Quel a été l’impact du théâtre sur sa vie ? Moussa Fofana soutient que l’art lui a tout procuré : l’indépendance, la notoriété, la découverte du monde, les relations. Pour couper court à notre intention de poser une question complémentaire, il dit clairement que si c’était à refaire, il serait encore un comédien avec plus d’abnégation. Parce qu’il est plus facile de réussir dans un domaine qu’on a aimé que lorsqu’on le force.

Mieux, il revient sur une anecdote : “Le comportement des policiers à mon égard dans la circulation me pousse à être  en règle par rapport aux vignettes et consorts. Chaque fois que je tombe dans un embouteillage, il suffit que le policier m’identifie, immédiatement il dégage le chemin pour moi, et après les autres suivent. C’est réconfortant. Pour moi, seul le théâtre peut faire un tel honneur à l’homme que je suis. C’est le même accueil chaleureux quand je vais dans un hôpital”.

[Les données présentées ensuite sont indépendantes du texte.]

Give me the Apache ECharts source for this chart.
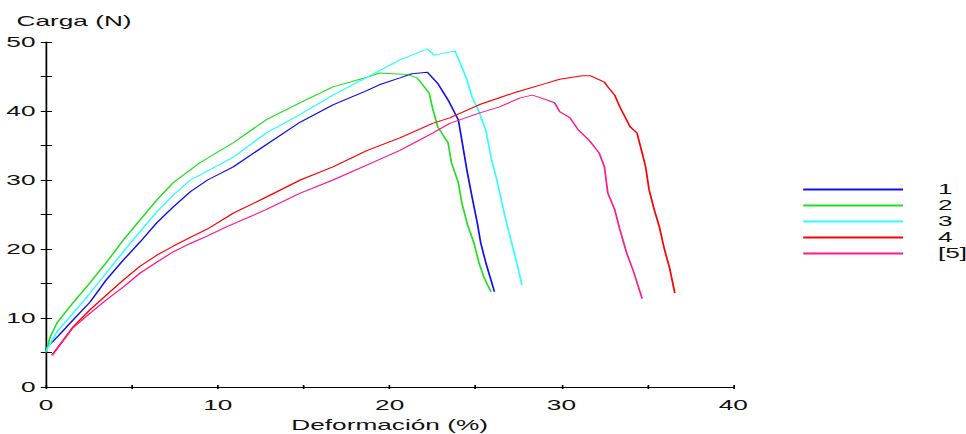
<!DOCTYPE html>
<html>
<head>
<meta charset="utf-8">
<title>Carga vs Deformación</title>
<script src="https://cdn.jsdelivr.net/npm/echarts@6/dist/echarts.min.js"></script>
<style>
  html, body { margin: 0; padding: 0; background: #fff; overflow: hidden; }
  /* the original picture is stretched horizontally, so the chart is drawn narrow and scaled */
  #chart { width: 552px; height: 434px; transform: scaleX(1.75); transform-origin: 0 0; }
</style>
</head>
<body>
<div id="chart"></div>
<script>
const seriesNames = ['1', '2', '3', '4', '[5]']
const seriesColors = ['#1010f0', '#20e020', '#30ffff', '#ff0000', '#ff1a8c']

const xTickLabels = [0, 10, 20, 30, 40]
const yTickLabels = [0, 10, 20, 30, 40, 50]

// probeta 1
const def1 = [0, 0.06, 0.64, 1.57, 2.56, 3.5, 4.5, 5.47, 6.45, 7.4, 8.4, 9.4, 10.9, 12.8, 14.8, 16.7, 18.7, 19.4, 20.6, 21.3, 22.2, 22.8, 23.4, 24.0, 24.2, 24.5, 24.8, 25.1, 25.3, 25.6, 25.9, 26.1]
const carga1 = [5.2, 5.8, 7.2, 9.7, 12.3, 15.5, 18.4, 21.0, 23.8, 26.1, 28.3, 30.0, 31.9, 35.1, 38.4, 40.9, 43.0, 43.8, 44.8, 45.4, 45.6, 44.0, 41.6, 38.7, 35.8, 31.4, 27.5, 23.8, 20.9, 18.0, 15.5, 13.8]

// probeta 2
const def2 = [0, 0.23, 0.64, 1.57, 2.56, 3.5, 4.5, 5.47, 6.45, 7.4, 8.95, 10.9, 12.8, 14.8, 16.7, 18.7, 19.4, 21.0, 21.6, 22.3, 22.5, 22.8, 23.4, 23.6, 24.0, 24.2, 24.5, 24.9, 25.2, 25.5, 25.9]
const carga2 = [5.0, 7.2, 9.3, 12.2, 15.1, 18.0, 21.3, 24.2, 27.1, 29.6, 32.5, 35.4, 38.7, 41.2, 43.5, 44.9, 45.5, 45.3, 44.8, 42.6, 40.4, 37.7, 35.4, 32.5, 29.6, 26.7, 23.8, 20.9, 18.0, 15.8, 13.8]

// probeta 3
const def3 = [0, 0.64, 1.57, 2.56, 3.5, 4.5, 5.47, 6.45, 7.4, 8.4, 8.95, 10.9, 12.8, 14.8, 16.7, 18.7, 20.6, 22.2, 22.6, 23.8, 24.2, 24.5, 24.8, 25.2, 25.6, 25.9, 26.2, 26.5, 26.8, 27.1, 27.4, 27.7]
const carga3 = [5.2, 8.0, 10.7, 13.6, 16.5, 19.6, 22.5, 25.4, 27.8, 30.0, 30.7, 33.3, 36.8, 39.5, 42.3, 44.9, 47.4, 49.0, 48.1, 48.7, 46.4, 44.5, 42.0, 39.9, 37.2, 33.3, 30.4, 27.1, 23.8, 20.9, 18.0, 14.8]

// probeta 4
const def4 = [0.35, 1.57, 2.56, 3.5, 4.5, 5.47, 6.45, 7.4, 8.4, 9.4, 10.9, 12.8, 14.8, 16.7, 18.7, 20.6, 22.5, 23.5, 25.2, 27.2, 29.1, 29.9, 31.2, 31.7, 32.5, 32.7, 33.1, 33.4, 34.0, 34.4, 34.7, 34.9, 35.1, 35.4, 35.7, 36.0, 36.3, 36.6]
const carga4 = [4.6, 8.7, 11.2, 13.3, 15.5, 17.5, 19.1, 20.4, 21.7, 22.9, 25.2, 27.5, 30.0, 31.9, 34.3, 36.1, 38.2, 39.0, 40.9, 42.6, 44.0, 44.6, 45.1, 45.1, 44.2, 43.5, 42.3, 40.6, 37.7, 36.8, 33.9, 31.9, 28.6, 25.7, 23.2, 19.9, 17.2, 13.6]

// probeta 5
const def5 = [0.35, 1.57, 2.56, 3.5, 4.5, 5.47, 6.45, 7.4, 8.4, 9.4, 10.5, 12.8, 14.8, 16.7, 18.7, 20.6, 22.5, 23.5, 25.2, 26.4, 27.6, 28.3, 28.8, 29.6, 29.9, 30.5, 31.0, 31.6, 32.2, 32.5, 32.7, 33.1, 33.4, 33.8, 34.2, 34.7]
const carga5 = [4.6, 8.6, 10.7, 12.6, 14.5, 16.5, 18.1, 19.6, 20.8, 21.9, 23.2, 25.7, 28.1, 30.0, 32.2, 34.3, 36.8, 38.2, 39.7, 40.6, 41.9, 42.3, 41.9, 41.2, 39.9, 39.0, 37.2, 35.8, 33.9, 31.9, 28.1, 25.7, 22.8, 19.4, 16.7, 12.8]

const defs = [def1, def2, def3, def4, def5]
const cargas = [carga1, carga2, carga3, carga4, carga5]

const chart = echarts.init(document.getElementById('chart'), null, { renderer: 'svg' })

const font = { fontFamily: 'Liberation Sans, Arial, sans-serif', fontSize: 15, color: '#111' }

const series = seriesNames.map((name, i) => ({
  name: name,
  type: 'line',
  data: defs[i].map((x, k) => [x, cargas[i][k]]),
  symbol: 'none',
  lineStyle: { color: seriesColors[i], width: 1 },
  itemStyle: { color: seriesColors[i] }
}))

const option = {
  animation: false,
  backgroundColor: '#fff',
  grid: { left: 26.3, right: 133, top: 42, bottom: 47, containLabel: false, outerBoundsMode: 'none' },
  legend: {
    orient: 'vertical',
    left: 454,
    top: 177,
    icon: 'rect',
    itemWidth: 57,
    itemHeight: 2,
    itemGap: 1,
    data: seriesNames,
    textStyle: Object.assign({}, font, { lineHeight: 14, padding: [0, 0, 0, 15] })
  },
  xAxis: [
    {
      type: 'value',
      min: 0,
      max: 40,
      interval: 5,
      name: 'Deformación (%)',
      nameLocation: 'middle',
      nameGap: 31,
      nameTextStyle: Object.assign({}, font, { lineHeight: 15 }),
      axisLine: { lineStyle: { color: '#000', width: 1 } },
      axisTick: { length: 2, lineStyle: { color: '#000' } },
      axisLabel: Object.assign({}, font, {
        margin: 11,
        formatter: v => (xTickLabels.includes(v) ? String(v) : '')
      }),
      splitLine: { show: false }
    },
    {
      type: 'value',
      position: 'bottom',
      min: 0,
      max: 40,
      interval: 5,
      axisLine: { show: false },
      axisTick: { inside: true, length: 2, lineStyle: { color: '#000' } },
      axisLabel: { show: false },
      splitLine: { show: false }
    }
  ],
  yAxis: [
    {
      type: 'value',
      min: 0,
      max: 50,
      interval: 5,
      name: 'Carga (N)',
      nameLocation: 'end',
      nameGap: 13,
      nameTextStyle: Object.assign({}, font, { align: 'center', padding: [0, 0, 0, 32] }),
      axisLine: { lineStyle: { color: '#000', width: 1 } },
      axisTick: { length: 3, lineStyle: { color: '#000' } },
      axisLabel: Object.assign({}, font, {
        margin: 6,
        formatter: v => (yTickLabels.includes(v) ? String(v) : '')
      }),
      splitLine: { show: false }
    },
    {
      type: 'value',
      position: 'left',
      min: 0,
      max: 50,
      interval: 5,
      axisLine: { show: false },
      axisTick: { inside: true, length: 3.4, lineStyle: { color: '#000' } },
      axisLabel: { show: false },
      splitLine: { show: false }
    }
  ],
  series: series
}

chart.setOption(option)
</script>
</body>
</html>
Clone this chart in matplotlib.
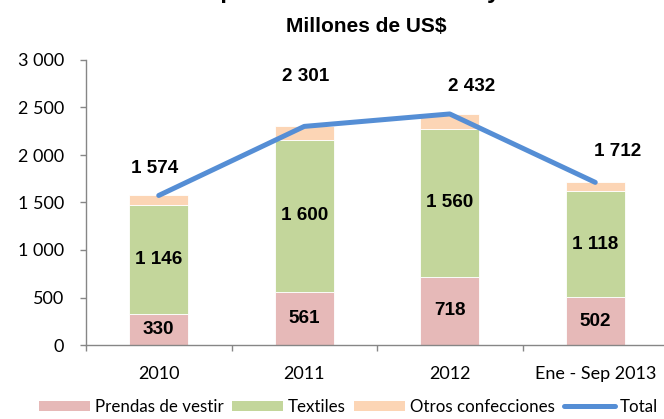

Lors de notre visite  chez Moussa Fofana, nous  avons remarqué  qu’il vient d’une grande famille, avec des frères, des enfants, des neveux, des petits fils, et comment il assoit son autorité sur ce beau monde avec son statut de comédien.

En rappelant l’adage selon lequel le comportement du pêcheur dépend de la manière dont le fleuve l’accueille, Herbin précise que sa couverture d’homme de l’art n’a aucune influence sur son autorité dans la famille. Il n’utilise pas de bâton, mais éduque en fonction de la sensibilité de tout un chacun.

L’autre face cachée de notre héros de la semaine, est qu’il a été un joueur de football. Nous l’avons connu à l’AS Réal au milieu des années 1980, et plus tard à l’AS Firhoun de la Commune III. Capitaine d’équipe et libéro, Herbin a remporté la coupe UNJM, la coupe de la Municipalité, la coupe INPS, joué une demi-finale de coupe du Mali, et décroché une troisième place du championnat national derrière le Djoliba AC et le Stade malien de Bamako. D’ailleurs, son surnom Herbin est consécutif à son style afro et ses qualités de défenseur athlétique et intransigeant de ce joueur Français, Robert Herbin ex sociétaire de l’AS Saint Etienne, de l’Olympique Lyonnais, du RC Strasbourg.

Dans la vie, Moussa Fofana aime le théâtre, le cinéma, le sport.